Hey... She asked... right?



  1. Demand More Says:

    I say giver her your blog and a few others. Like that one at least gets all the major stuff out of the way. And maybe tell her about

    Thats a hard one. In any other state I wouldn't worry about work but in UT I would try not too. You never know who will here you and they can use that as an excuse to fire someone.

    Good luck!

  1. Andee Says:


    I have given her the link for the blog before, but I think that scares her a little. She thinks it's anti-Mormon because I am not agreeing with the church.

    I was hoping that if I put these things in a letter or list of some kind she would actually think about the questions instead of automatically tuning me out.

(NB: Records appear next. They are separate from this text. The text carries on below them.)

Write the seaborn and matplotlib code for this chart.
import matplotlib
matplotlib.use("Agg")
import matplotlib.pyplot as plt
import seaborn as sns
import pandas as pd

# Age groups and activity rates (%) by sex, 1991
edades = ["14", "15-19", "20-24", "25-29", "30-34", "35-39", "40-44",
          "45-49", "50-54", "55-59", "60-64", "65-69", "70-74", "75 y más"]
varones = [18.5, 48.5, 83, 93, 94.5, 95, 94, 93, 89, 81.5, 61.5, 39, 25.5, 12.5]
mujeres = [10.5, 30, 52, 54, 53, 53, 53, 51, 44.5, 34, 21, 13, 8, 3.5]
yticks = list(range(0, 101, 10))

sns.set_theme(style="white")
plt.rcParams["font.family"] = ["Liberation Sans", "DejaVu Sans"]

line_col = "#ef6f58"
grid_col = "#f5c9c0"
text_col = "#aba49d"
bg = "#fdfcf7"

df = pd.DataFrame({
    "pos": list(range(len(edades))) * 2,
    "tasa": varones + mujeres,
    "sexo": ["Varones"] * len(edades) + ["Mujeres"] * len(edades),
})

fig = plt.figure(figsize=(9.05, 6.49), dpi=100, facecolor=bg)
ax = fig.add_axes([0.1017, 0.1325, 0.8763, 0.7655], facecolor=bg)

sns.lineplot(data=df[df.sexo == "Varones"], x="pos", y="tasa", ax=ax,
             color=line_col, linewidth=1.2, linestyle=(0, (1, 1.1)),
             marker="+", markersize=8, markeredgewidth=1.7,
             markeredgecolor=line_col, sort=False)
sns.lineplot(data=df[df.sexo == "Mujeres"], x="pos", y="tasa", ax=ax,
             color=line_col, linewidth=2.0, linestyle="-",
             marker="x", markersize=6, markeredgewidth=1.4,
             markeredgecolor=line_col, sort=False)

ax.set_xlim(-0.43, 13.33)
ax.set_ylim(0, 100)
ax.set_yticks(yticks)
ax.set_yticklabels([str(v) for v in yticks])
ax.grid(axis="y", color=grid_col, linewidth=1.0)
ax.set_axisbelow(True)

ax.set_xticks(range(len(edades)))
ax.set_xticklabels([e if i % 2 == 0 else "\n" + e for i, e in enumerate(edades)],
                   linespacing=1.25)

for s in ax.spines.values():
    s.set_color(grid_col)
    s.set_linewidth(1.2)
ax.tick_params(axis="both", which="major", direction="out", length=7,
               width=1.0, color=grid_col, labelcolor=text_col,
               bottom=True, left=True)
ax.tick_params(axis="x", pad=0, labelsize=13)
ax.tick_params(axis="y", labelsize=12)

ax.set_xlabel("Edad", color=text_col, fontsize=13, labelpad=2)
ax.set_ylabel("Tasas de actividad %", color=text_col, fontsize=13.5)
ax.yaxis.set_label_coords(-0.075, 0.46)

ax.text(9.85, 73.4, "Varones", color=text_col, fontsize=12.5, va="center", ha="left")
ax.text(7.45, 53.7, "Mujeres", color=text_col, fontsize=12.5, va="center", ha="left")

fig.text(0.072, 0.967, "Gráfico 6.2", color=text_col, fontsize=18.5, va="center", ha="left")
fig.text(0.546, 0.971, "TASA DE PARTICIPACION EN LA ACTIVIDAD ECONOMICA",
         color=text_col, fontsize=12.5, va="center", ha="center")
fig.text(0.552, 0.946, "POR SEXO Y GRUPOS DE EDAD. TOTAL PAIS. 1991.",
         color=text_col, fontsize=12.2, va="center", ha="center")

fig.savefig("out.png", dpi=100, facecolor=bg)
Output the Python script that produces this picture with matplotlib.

    If she keeps asking me these questions, she needs to know the answers some how... hmm...

  1. [kɹeɪ̯ɡ̊] Says:

    I think that what you did was just fine. She not only asked, but insisted. In fact, if she's at all willing to listen, telling her the truth is a good thing. She deserves to know.

  1. Truly Confused Says:

    Next time perhaps you can suggest you go to lunch and talk more? I personally believe that after you state you don't want to ruin their testimony and they keep asking, they want to know.

    You cannot hide something just because you think the truth (about the lies) will "scar" them. At some point they will hear the stories. They will decide if they want to be part of an organization like that.

  1. Andee Says:

    Thanks for the advice, guys.

    I am planning on talking to her more in depth than we get to at work. I would hate for someone to think I was pushing this stuff on them. She wants to know... and I will tell her.

    I will keep you all updated.

  1. Aerin Says:

    It will be interesting how she responds. I've heard many responses to Joseph Smith's other wives over the years. Sometimes people chalk it up to "milk before the meat" or some such nonsense. Or that it was common for people to get married at age 14 in that day and age.

    I agree with the lunch thing. I typically avoid all religious discussions at work like the plague, for this very reason.

  1. Will and Jessi Says:

    Well, she DID ask and you DID warn her that it wasn't a good idea. But she wanted to know anyway. From the way you describe her reaction, I think she might already have had doubts.
    --ColoradoCat =^..^=

  1. Andee Says:

    I see her at work today. I will see if she wants to meet for lunch to discuss things. I need to let her know that talking about it at work isn't a good idea. Thank you for the advice :)


  1. Elder Joseph Says:

    Something similar happened to me some time ago. An elderly Sister in the Ward just could not understand why I declined to believe and get baptised into the church, I had afterall attended for nearly two years, read the Book of Mormon, Tracted with the missionaries, and all the rest of it.

    I tried to tell her that she might be shocked so its best I don't tell her what I have found out.

    She insisted her Testimony is ROCK SOLID and from The Holy Ghost and that NOTHING can shake it.

    I went to see her at her home and she basically almost collapsed in horror at the first hurdle - Head in a Hat and Stone. She was crying , we were praying. I couldn't even believe myself how she really thought he wore a breastplate with two glass stones attached to it!

    Well she tried again sometime later again after the shock wore off and this time learnt about the Lying over Polygamy from me. I think she has learnt the lesson by now and understands why I chose to 'reject' the church's claims.

    How sad it all is and so unnecessary. I understand the dilemma totally.

    I'm glad I found out early on before I had committed my life, money and mind to this religion.

    The fallout could have been potentially devastating.

  1. Andee Says:

    Elder Joseph,

    That is going to be the case here. I find myself at a personal crossroads.

    I would hate to be the cause of the pain that I went through when I found out about all these lies... but I am glad I went through it. Sounds like the woman you spoke with was sad and in shock, I am glad you were there for her.

    It makes me angry when Mormons accuse me of trying to get people out of the church. It's not the case at all. It's hard for me to share the information I have to someone who seems so happy and at peace with what they believe. The whole thing sucks.

    If she approaches me about it again, I will make plans to talk to her at lunch.


  1. James Says:

    Please don't tear down her testimony. You don't need to prove something to yourself by trying to break her trust in the church. If she does insist on hearing information you don't need to present it like

    "Joseph Smith hid many of his marriages from his wife, Emma. She didn't know he was marrying people behind her back... is that something a man of God would do?"

    That statement may be derived from fact but is a very biased statement. You also fall victim to a few fallacies.

    You are not merely discussing the facts, you are deliberately trying to break her trust.